## Start
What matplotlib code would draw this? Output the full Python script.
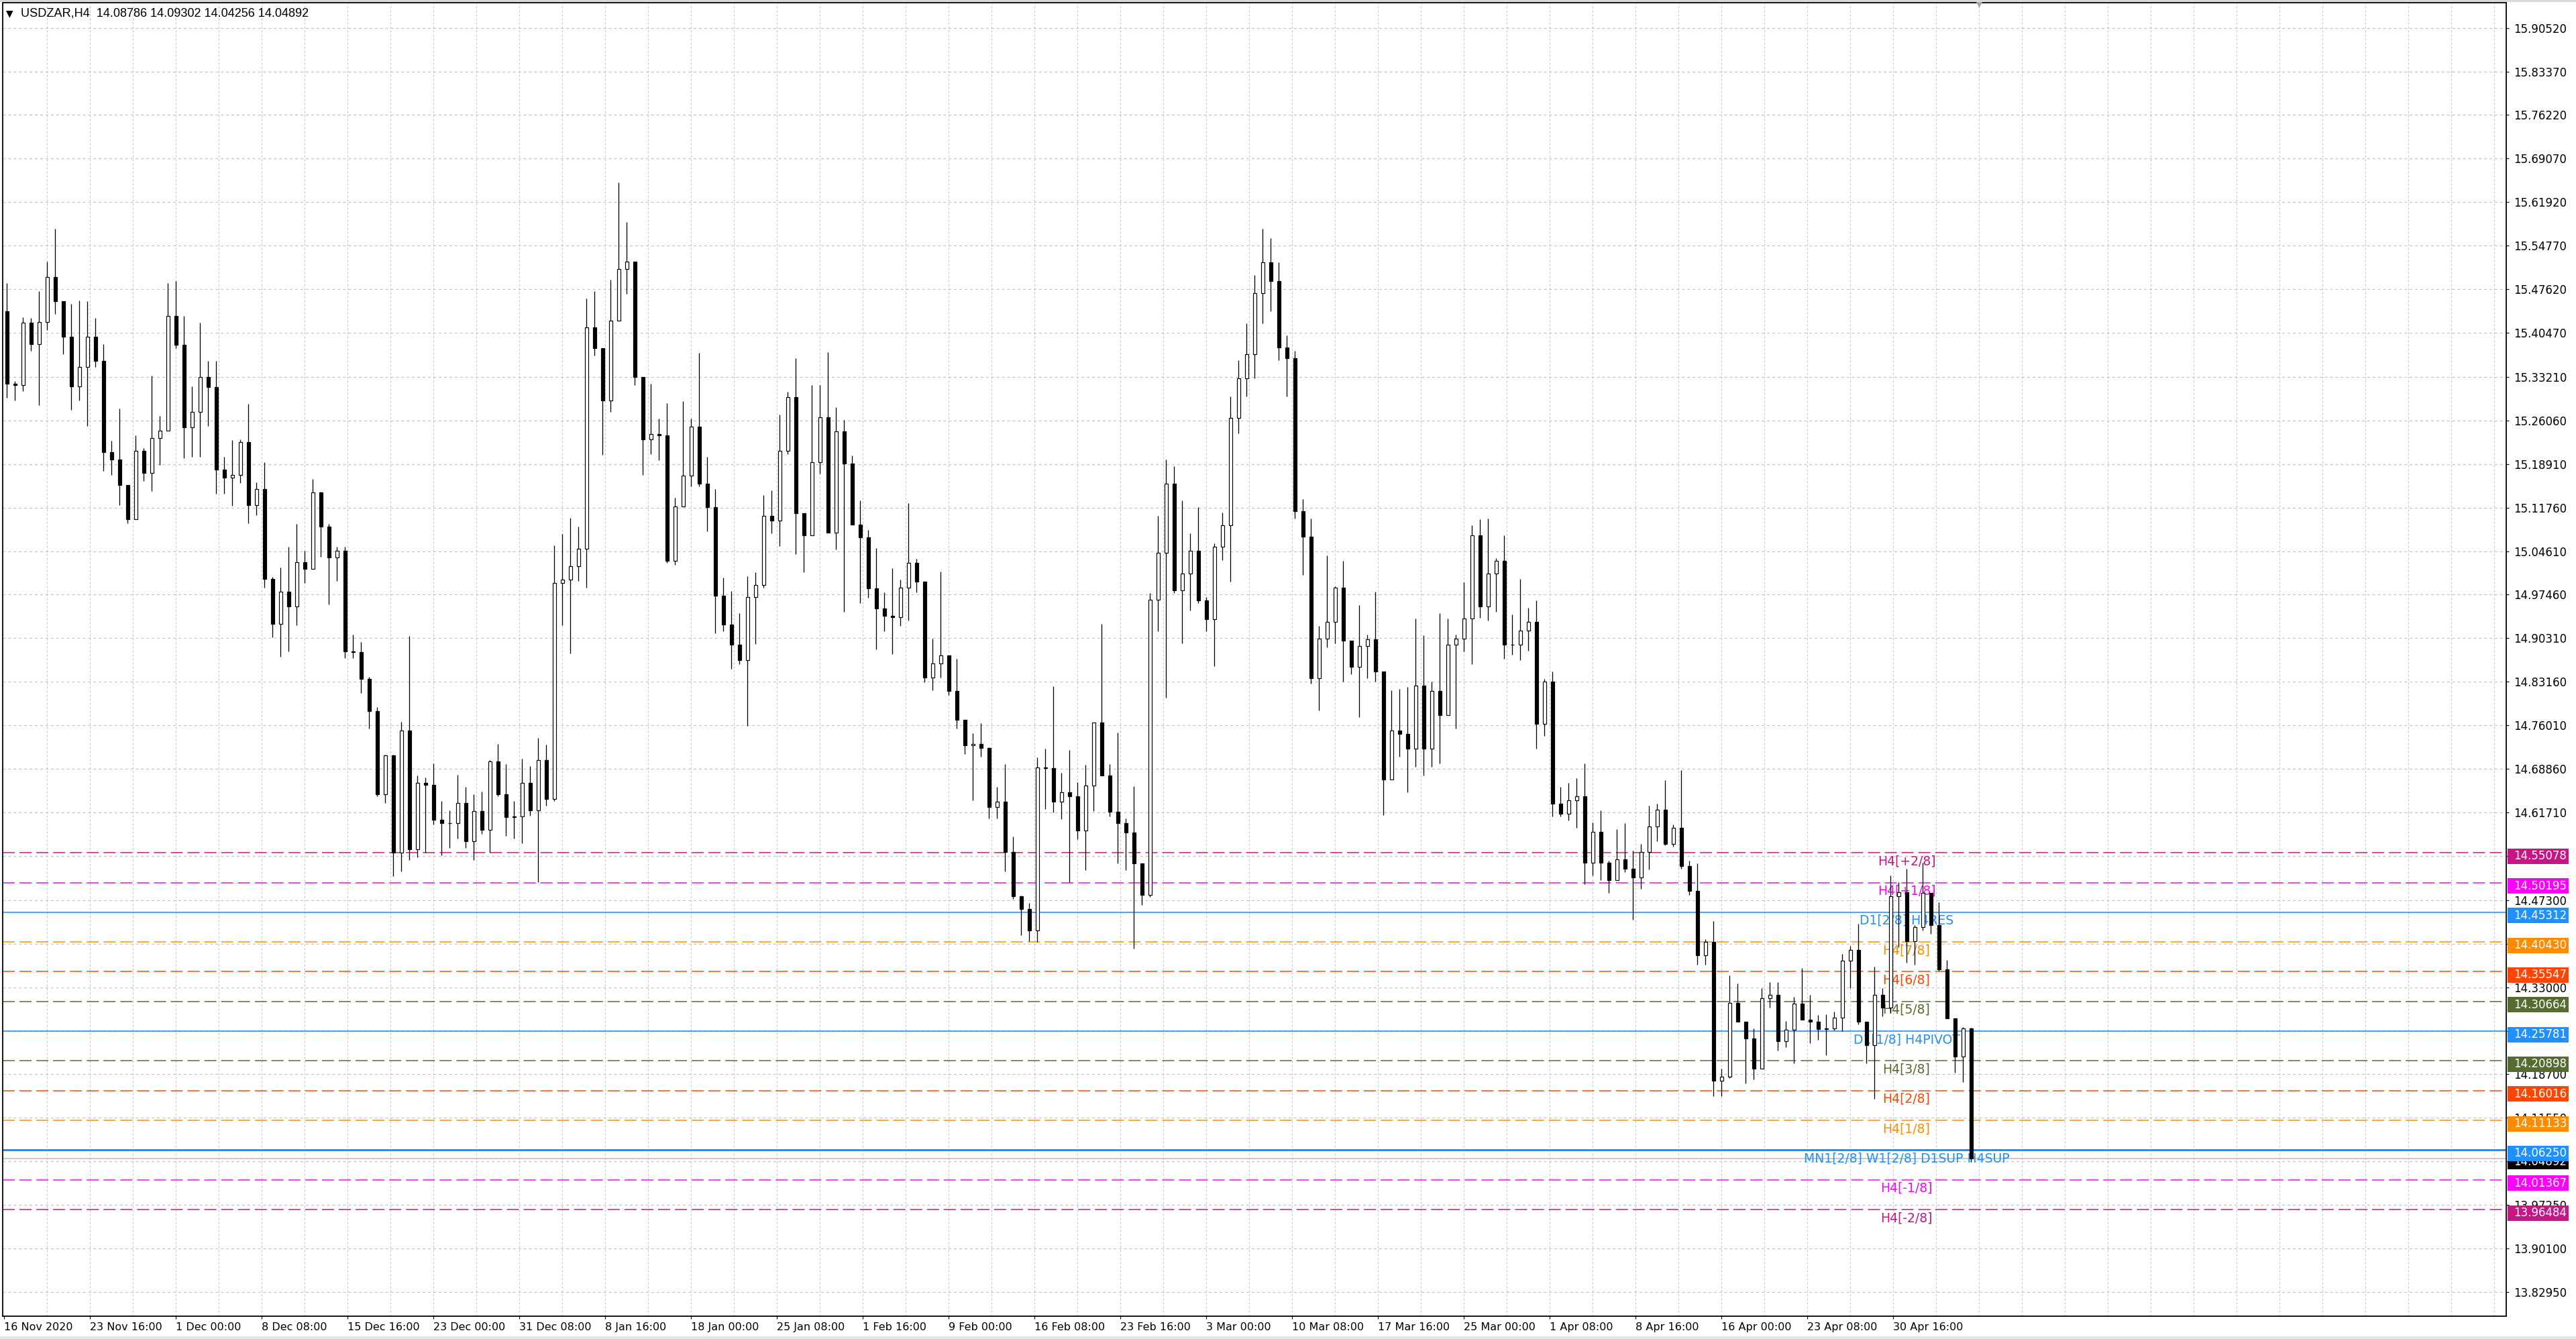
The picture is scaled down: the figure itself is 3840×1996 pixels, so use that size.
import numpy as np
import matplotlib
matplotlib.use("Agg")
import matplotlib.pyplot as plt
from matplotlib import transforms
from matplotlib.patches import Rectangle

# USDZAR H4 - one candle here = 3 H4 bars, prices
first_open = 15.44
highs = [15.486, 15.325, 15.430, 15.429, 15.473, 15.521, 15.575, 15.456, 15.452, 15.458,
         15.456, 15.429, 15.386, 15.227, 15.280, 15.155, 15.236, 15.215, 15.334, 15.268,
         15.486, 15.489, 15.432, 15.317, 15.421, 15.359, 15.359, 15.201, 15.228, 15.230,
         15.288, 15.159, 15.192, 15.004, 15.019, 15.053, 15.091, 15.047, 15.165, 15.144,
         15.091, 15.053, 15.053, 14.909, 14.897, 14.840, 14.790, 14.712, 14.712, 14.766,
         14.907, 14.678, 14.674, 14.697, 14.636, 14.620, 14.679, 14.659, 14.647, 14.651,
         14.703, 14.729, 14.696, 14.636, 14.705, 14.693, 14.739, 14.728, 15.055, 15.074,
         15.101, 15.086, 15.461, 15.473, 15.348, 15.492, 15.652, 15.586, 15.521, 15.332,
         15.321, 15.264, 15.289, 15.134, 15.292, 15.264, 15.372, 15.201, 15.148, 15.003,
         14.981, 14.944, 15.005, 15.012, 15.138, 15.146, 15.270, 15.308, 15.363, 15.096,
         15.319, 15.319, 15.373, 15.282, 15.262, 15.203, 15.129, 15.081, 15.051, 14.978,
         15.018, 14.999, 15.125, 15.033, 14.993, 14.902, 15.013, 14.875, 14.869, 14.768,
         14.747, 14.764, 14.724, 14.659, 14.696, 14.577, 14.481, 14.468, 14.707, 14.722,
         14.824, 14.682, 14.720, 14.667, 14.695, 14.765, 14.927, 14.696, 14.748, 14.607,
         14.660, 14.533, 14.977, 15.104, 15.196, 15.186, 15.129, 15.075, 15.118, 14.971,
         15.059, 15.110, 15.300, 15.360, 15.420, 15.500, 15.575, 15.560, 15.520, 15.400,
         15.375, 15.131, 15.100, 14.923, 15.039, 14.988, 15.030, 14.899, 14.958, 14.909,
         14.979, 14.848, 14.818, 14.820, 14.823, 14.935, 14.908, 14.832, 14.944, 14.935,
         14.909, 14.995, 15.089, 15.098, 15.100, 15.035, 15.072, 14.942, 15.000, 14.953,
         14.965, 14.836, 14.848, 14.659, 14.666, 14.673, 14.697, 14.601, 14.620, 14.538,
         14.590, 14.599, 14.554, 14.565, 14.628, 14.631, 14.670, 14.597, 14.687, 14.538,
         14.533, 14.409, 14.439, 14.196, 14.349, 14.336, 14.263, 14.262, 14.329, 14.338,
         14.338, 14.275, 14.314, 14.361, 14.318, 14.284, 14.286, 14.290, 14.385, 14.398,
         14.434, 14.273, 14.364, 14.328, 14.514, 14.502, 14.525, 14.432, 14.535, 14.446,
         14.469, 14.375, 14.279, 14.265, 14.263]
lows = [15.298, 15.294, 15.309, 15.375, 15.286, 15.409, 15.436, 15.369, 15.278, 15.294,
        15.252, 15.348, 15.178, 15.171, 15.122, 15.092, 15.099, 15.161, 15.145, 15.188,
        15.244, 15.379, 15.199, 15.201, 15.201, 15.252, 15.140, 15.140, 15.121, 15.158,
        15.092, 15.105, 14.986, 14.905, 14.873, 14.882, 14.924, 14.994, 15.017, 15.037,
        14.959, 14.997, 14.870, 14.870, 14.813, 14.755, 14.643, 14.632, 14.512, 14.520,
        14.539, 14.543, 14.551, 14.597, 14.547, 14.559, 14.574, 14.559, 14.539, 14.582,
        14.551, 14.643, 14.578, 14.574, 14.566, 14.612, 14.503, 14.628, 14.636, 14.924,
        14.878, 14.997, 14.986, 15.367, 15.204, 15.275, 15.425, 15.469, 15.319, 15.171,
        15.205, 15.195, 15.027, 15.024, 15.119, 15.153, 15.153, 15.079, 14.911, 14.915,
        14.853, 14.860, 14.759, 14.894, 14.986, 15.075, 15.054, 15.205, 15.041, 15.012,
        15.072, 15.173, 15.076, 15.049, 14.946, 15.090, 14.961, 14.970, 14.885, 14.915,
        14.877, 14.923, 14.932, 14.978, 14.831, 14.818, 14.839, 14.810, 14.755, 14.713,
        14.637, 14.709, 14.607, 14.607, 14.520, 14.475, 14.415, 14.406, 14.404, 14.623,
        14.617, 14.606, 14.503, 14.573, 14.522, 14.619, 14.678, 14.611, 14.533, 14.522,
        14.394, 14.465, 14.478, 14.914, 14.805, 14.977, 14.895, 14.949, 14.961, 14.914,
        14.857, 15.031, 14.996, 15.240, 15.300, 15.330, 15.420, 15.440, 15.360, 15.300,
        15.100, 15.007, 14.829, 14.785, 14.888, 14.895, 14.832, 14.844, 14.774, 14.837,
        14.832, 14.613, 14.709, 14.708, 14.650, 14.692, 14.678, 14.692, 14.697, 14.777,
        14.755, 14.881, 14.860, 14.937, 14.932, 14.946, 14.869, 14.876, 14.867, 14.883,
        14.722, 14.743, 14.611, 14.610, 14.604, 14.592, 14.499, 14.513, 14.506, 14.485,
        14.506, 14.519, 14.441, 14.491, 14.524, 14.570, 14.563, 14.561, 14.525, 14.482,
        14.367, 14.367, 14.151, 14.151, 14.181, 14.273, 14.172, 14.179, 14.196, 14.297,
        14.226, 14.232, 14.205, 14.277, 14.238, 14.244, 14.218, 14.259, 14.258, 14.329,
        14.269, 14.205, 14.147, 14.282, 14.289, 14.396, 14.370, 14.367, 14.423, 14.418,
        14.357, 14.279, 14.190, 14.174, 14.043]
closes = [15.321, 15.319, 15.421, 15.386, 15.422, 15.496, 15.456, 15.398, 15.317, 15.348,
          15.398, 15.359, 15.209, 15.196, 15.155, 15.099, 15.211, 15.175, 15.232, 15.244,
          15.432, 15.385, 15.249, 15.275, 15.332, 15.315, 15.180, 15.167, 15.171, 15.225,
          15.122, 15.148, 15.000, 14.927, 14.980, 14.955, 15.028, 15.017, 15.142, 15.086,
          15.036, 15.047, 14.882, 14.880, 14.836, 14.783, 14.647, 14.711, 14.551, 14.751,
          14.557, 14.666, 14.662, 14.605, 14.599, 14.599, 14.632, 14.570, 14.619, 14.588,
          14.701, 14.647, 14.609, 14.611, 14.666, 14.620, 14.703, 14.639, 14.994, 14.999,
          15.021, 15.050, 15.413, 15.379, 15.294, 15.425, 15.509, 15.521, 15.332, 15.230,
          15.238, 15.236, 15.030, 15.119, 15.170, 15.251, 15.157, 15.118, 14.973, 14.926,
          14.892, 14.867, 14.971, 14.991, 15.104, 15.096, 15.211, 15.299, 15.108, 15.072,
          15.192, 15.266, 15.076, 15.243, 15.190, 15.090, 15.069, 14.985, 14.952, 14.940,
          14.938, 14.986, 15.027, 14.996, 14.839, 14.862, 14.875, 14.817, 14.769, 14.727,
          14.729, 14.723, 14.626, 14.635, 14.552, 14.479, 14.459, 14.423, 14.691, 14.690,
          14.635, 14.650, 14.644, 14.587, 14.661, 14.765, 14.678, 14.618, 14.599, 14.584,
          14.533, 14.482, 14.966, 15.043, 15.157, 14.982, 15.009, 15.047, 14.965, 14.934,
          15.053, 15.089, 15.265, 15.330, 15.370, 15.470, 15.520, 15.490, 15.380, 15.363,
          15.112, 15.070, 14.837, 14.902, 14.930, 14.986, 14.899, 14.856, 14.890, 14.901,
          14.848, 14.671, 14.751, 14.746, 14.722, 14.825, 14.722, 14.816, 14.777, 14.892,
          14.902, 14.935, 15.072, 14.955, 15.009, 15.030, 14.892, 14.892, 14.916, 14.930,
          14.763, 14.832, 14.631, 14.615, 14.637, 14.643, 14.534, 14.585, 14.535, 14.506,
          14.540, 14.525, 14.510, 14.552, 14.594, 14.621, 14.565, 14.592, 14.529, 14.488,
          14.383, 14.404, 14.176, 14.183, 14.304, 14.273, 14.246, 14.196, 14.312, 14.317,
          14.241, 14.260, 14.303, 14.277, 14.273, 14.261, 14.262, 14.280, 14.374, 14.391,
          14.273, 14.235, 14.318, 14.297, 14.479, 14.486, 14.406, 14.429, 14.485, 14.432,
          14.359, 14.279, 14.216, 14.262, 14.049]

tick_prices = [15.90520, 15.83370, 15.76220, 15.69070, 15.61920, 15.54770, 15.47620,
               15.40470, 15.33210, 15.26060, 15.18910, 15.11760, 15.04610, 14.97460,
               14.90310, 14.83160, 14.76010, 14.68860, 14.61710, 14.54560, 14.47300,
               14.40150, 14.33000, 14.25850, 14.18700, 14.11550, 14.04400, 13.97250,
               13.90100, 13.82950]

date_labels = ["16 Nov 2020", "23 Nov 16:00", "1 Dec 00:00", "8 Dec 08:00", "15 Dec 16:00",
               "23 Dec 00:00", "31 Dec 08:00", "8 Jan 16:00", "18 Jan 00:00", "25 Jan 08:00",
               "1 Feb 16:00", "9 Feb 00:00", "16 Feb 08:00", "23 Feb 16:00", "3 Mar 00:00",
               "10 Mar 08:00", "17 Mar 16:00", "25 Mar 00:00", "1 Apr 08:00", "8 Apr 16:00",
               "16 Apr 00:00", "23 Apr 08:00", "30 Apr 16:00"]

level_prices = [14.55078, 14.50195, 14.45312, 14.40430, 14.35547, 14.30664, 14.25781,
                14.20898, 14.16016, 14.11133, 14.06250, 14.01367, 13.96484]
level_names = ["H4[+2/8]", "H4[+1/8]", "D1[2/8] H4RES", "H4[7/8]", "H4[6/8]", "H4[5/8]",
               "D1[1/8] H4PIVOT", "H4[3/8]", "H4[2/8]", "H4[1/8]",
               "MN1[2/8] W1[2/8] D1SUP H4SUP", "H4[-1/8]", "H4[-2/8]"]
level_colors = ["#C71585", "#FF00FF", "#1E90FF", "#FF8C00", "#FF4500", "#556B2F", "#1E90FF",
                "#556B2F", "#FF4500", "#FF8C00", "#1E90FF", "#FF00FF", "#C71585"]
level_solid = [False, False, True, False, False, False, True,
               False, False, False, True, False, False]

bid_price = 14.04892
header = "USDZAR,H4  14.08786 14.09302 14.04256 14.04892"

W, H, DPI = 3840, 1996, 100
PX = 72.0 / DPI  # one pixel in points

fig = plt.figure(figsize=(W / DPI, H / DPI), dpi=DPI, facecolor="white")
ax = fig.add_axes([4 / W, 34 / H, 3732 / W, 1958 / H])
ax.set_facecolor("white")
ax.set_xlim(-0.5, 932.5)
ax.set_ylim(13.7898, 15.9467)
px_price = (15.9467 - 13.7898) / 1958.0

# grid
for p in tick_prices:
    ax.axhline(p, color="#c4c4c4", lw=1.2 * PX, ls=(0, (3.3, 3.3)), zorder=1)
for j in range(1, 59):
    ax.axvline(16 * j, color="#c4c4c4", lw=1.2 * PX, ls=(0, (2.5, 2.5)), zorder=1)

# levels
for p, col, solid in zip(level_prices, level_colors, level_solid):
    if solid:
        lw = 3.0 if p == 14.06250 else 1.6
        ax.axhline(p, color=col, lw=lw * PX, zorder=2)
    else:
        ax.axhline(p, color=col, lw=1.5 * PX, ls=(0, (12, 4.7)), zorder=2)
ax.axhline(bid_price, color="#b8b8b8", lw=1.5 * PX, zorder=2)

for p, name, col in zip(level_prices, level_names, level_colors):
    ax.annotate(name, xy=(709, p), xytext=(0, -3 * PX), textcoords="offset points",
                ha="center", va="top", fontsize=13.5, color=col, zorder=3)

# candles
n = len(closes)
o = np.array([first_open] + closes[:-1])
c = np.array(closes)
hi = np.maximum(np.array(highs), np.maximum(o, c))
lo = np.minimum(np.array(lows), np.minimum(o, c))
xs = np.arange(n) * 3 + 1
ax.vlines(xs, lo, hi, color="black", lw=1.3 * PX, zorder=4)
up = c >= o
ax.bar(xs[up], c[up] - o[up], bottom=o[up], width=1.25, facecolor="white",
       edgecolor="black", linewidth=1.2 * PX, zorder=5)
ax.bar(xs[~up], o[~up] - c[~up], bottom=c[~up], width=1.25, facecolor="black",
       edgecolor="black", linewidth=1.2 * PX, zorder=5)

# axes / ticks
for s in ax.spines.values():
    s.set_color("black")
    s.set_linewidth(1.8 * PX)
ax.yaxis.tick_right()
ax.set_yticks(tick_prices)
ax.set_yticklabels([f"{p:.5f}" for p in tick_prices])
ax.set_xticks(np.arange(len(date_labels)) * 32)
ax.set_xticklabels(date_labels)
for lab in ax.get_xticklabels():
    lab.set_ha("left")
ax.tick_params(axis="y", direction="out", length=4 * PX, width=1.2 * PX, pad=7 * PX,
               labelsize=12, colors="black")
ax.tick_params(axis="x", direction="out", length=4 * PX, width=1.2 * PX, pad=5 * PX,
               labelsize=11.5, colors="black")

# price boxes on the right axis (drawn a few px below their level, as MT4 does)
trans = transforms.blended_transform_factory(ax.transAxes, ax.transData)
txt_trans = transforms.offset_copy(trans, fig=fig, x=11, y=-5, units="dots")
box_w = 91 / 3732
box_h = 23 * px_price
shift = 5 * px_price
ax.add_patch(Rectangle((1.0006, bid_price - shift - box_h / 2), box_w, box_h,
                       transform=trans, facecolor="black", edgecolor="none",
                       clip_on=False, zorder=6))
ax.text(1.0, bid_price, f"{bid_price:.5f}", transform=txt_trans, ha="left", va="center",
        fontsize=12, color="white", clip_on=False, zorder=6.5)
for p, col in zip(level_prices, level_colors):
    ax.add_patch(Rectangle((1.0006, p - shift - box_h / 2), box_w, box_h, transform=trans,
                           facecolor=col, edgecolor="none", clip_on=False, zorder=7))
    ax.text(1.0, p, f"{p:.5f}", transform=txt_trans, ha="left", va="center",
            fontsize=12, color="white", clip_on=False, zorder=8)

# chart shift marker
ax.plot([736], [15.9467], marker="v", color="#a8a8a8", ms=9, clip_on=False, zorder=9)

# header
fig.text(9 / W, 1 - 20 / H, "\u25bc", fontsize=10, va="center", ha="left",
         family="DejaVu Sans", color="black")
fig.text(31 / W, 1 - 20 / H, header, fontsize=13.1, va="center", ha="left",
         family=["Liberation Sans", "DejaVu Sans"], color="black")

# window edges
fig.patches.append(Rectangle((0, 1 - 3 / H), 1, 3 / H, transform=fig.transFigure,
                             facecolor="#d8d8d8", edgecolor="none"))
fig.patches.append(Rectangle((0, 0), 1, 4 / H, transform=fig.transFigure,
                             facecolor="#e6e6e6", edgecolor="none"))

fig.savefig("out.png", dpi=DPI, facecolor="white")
## End
The task: Skip the pictures, please, and transcribe only the lines from the beginning of the material through the one that contains "from matplotlib.patches import Rectangle".

The answer:
What matplotlib code would draw this? Output the full Python script.
The picture is scaled down: the figure itself is 3840×1996 pixels, so use that size.
import numpy as np
import matplotlib
matplotlib.use("Agg")
import matplotlib.pyplot as plt
from matplotlib import transforms
from matplotlib.patches import Rectangle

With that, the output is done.